On January 6, 2023, E-Home Household Service Holdings Limited (the “Company”) entered into a securities purchase agreement (the “Securities Purchase Agreement”) with eleven investors (the “Investors”), including two entities and nine individuals, pursuant to which the Investors agreed to purchase an aggregate of 40,650,406 ordinary shares of the Company (the “Investment”) for the purchase price of $0.492 per ordinary share, which is the average of the closing prices of the Company’s ordinary shares for the six consecutive trading days prior to January 3, 2023. The Company is expected to receive an aggregate of US$20 million proceeds in connection with the Investment.

Pursuant to the Securities Purchase Agreement, the Company shall apply the proceeds of the Investment to the Haixia Home Management College project. Haixia Home Management College is a training facility for home management services to be established and operated by the Company in Pingtan, Fujian Province, with the assistance of the Pingtan local government. In addition, pursuant to the Securities Purchase Agreement, the closing of the Investment is subject to the condition that the Company shall have received any relevant confirmation from Nasdaq in relation to the Investment and the issuance of the ordinary shares.

Concurrently with the execution of the Securities Purchase Agreement, each Investor executed a letter of undertaking in favor of the Company pursuant to which the Investor undertakes, for a period of 36 months following the closing of the Investment, (i) not to increase its shareholding in the Company or take any action to exert control over the Company and (ii) to abstain from voting the ordinary shares acquired in the Investment in shareholders meetings.

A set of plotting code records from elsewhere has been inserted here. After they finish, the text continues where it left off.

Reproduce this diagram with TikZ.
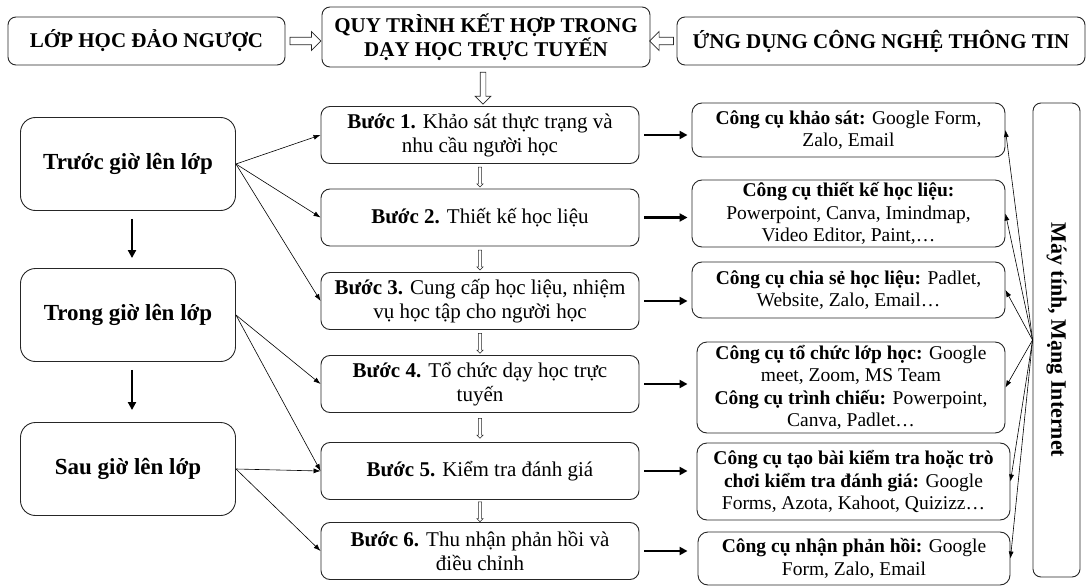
\documentclass[tikz,border=0pt]{standalone}
\usepackage{fontspec}
\setmainfont{Liberation Serif}
\usetikzlibrary{arrows.meta,shapes.arrows,calc}

\tikzset{
	box/.style={draw=black!85, line width=0.9pt, rounded corners=9pt, align=center, inner sep=2pt},
	topbox/.style={box, rounded corners=8pt, font=\bfseries\fontsize{21}{24}\selectfont},
	phasebox/.style={box, rounded corners=15pt, minimum width=215pt, minimum height=93pt, font=\bfseries\fontsize{23}{26}\selectfont},
	stepbox/.style={box, minimum width=318pt, minimum height=57pt, font=\fontsize{21}{24}\selectfont},
	toolbox/.style={box, rounded corners=10pt, font=\fontsize{19.5}{22.5}\selectfont},
	netbox/.style={box, rounded corners=8pt, font=\bfseries\fontsize{22}{24}\selectfont},
	hollow/.style={draw=black!85, line width=0.7pt, single arrow, inner sep=3pt, single arrow head extend=5pt},
	hollowsmall/.style={draw=black!85, line width=0.5pt, single arrow, inner sep=1.3pt, single arrow head extend=1.5pt, minimum height=20pt},
	linkarrow/.style={-{Latex[length=7pt,width=5pt]}, line width=0.6pt},
	boldarrow/.style={-{Triangle[length=8pt,width=8pt]}, line width=2.2pt},
}

\begin{document}
\begin{tikzpicture}[x=1pt,y=-1pt]

	\useasboundingbox (0,0) rectangle (1088,586);

	\pgfmathsetmacro{\phasex}{128}
	\pgfmathsetmacro{\stepx}{480}

	% top row
	\node[topbox, minimum width=277pt, minimum height=48pt] (lop) at (146.5,41) {LỚP HỌC ĐẢO NGƯỢC};
	\node[topbox, minimum width=328pt, minimum height=60pt] (quytrinh) at (486,37) {QUY TRÌNH KẾT HỢP TRONG\\DẠY HỌC TRỰC TUYẾN};
	\node[topbox, minimum width=408pt, minimum height=48pt] (ungdung) at (881,41) {ỨNG DỤNG CÔNG NGHỆ THÔNG TIN};

	% phases
	\node[phasebox] (truoc) at (\phasex,164) {Trước giờ lên lớp};
	\node[phasebox] (trong) at (\phasex,315) {Trong giờ lên lớp};
	\node[phasebox] (sau) at (\phasex,469) {Sau giờ lên lớp};

	% steps
	\node[stepbox] (b1) at (\stepx,135) {\textbf{Bước 1.} Khảo sát thực trạng và\\nhu cầu người học};
	\node[stepbox] (b2) at (\stepx,217.5) {\textbf{Bước 2.} Thiết kế học liệu};
	\node[stepbox] (b3) at (\stepx,301) {\textbf{Bước 3.} Cung cấp học liệu, nhiệm\\vụ học tập cho người học};
	\node[stepbox] (b4) at (\stepx,384) {\textbf{Bước 4.} Tổ chức dạy học trực\\tuyến};
	\node[stepbox] (b5) at (\stepx,471) {\textbf{Bước 5.} Kiểm tra đánh giá};
	\node[stepbox] (b6) at (\stepx,551) {\textbf{Bước 6.} Thu nhận phản hồi và\\điều chỉnh};

	% tools
	\node[toolbox, minimum width=313pt, minimum height=54pt] (t1) at (848.5,130) {\textbf{Công cụ khảo sát:} Google Form,\\Zalo, Email};
	\node[toolbox, minimum width=313pt, minimum height=67pt] (t2) at (848.5,213.5) {\textbf{Công cụ thiết kế học liệu:}\\Powerpoint, Canva, Imindmap,\\Video Editor, Paint,…};
	\node[toolbox, minimum width=313pt, minimum height=56pt] (t3) at (848.5,290) {\textbf{Công cụ chia sẻ học liệu:} Padlet,\\Website, Zalo, Email…};
	\node[toolbox, minimum width=308pt, minimum height=91pt] (t4) at (851,387.5) {\textbf{Công cụ tổ chức lớp học:} Google\\meet, Zoom, MS Team\\\textbf{Công cụ trình chiếu:} Powerpoint,\\Canva, Padlet…};
	\node[toolbox, minimum width=313pt, minimum height=77pt] (t5) at (853.5,481.5) {\textbf{Công cụ tạo bài kiểm tra hoặc trò}\\\textbf{chơi kiểm tra đánh giá:} Google\\Forms, Azota, Kahoot, Quizizz…};
	\node[toolbox, minimum width=312pt, minimum height=53pt] (t6) at (854,558.5) {\textbf{Công cụ nhận phản hồi:} Google\\Form, Zalo, Email};

	% computer and internet
	\node[netbox, rotate=-90, minimum width=474pt, minimum height=47pt] (net) at (1056.5,340) {Máy tính, Mạng Internet};

	% hollow arrows
	\node[hollow, minimum height=31pt, minimum width=19pt] (h1) at ($(lop.east)!0.5!(quytrinh.west |- lop.east)$) {};
	\node[hollow, rotate=180, minimum height=24pt, minimum width=19pt] (h2) at ($(ungdung.west)!0.5!(quytrinh.east |- ungdung.west)$) {};
	\node[hollow, rotate=-90, inner sep=2.5pt, minimum height=32pt, minimum width=14pt] (h3) at ($(quytrinh.south)!0.5!(b1.north)$) {};
	\node[hollowsmall, rotate=-90] (s12) at ($(b1.south)!0.5!(b2.north)$) {};
	\node[hollowsmall, rotate=-90] (s23) at ($(b2.south)!0.5!(b3.north)$) {};
	\node[hollowsmall, rotate=-90] (s34) at ($(b3.south)!0.5!(b4.north)$) {};
	\node[hollowsmall, rotate=-90] (s45) at ($(b4.south)!0.5!(b5.north)$) {};
	\node[hollowsmall, rotate=-90] (s56) at ($(b5.south)!0.5!(b6.north)$) {};

	% phase to phase
	\draw[boldarrow, line width=2pt, shorten <=8pt, shorten >=10pt] ([xshift=4pt]truoc.south) -- ([xshift=4pt]trong.north);
	\draw[boldarrow, line width=2pt, shorten <=8pt, shorten >=12pt] ([xshift=4pt]trong.south) -- ([xshift=4pt]sau.north);

	% phase to step
	\draw[linkarrow] (truoc.east) -- (b1.west);
	\draw[linkarrow] (truoc.east) -- (b2.west);
	\draw[linkarrow] (truoc.east) -- (b3.west);
	\draw[linkarrow] (trong.east) -- (b4.west);
	\draw[linkarrow] (trong.east) -- (b5.west);
	\draw[linkarrow] (sau.east) -- (b5.west);
	\draw[linkarrow] (sau.east) -- (b6.west);

	% step to tool
	\draw[boldarrow, shorten <=5pt, shorten >=4pt] (b1.east) -- (b1.east -| t1.west);
	\draw[boldarrow, shorten <=5pt, shorten >=4pt] (b2.east) -- (b2.east -| t2.west);
	\draw[boldarrow, shorten <=5pt, shorten >=4pt] (b3.east) -- (b3.east -| t3.west);
	\draw[boldarrow, shorten <=5pt, shorten >=9pt] (b4.east) -- (b4.east -| t4.west);
	\draw[boldarrow, shorten <=5pt, shorten >=9pt] (b5.east) -- (b5.east -| t5.west);
	\draw[boldarrow, shorten <=5pt, shorten >=10pt] (b6.east) -- (b6.east -| t6.west);

	% internet to tool
	\draw[linkarrow] (net.south) -- (t1.east);
	\draw[linkarrow] (net.south) -- (t2.east);
	\draw[linkarrow] (net.south) -- (t3.east);
	\draw[linkarrow] (net.south) -- (t4.east);
	\draw[linkarrow] (net.south) -- (t5.east);
	\draw[linkarrow] (net.south) -- (t6.east);

\end{tikzpicture}
\end{document}
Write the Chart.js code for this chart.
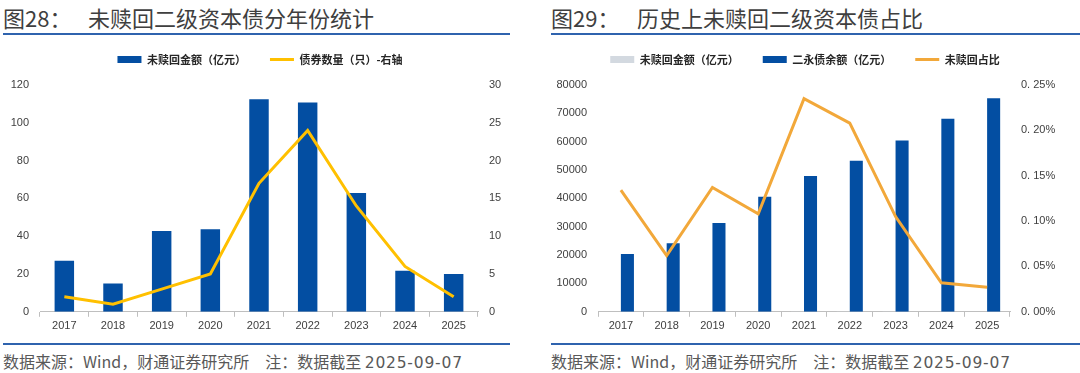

The Company relied on the exemption from registration afforded by Section 4(a)(2) of the Securities Act of 1933, as amended, and Regulation S in connection with the issuance of the ordinary shares. In addition, the Company elected to follow its home country practice in lieu of the requirement for shareholders’ approval pursuant to Nasdaq Listing Rule 5635(d) in relation to the Investment.

The foregoing description is qualified in its entirety by reference to the full text of the Securities Purchase Agreement, a copy of English translation of such agreement is furnished hereto as Exhibit 99.1 and incorporated herein by reference.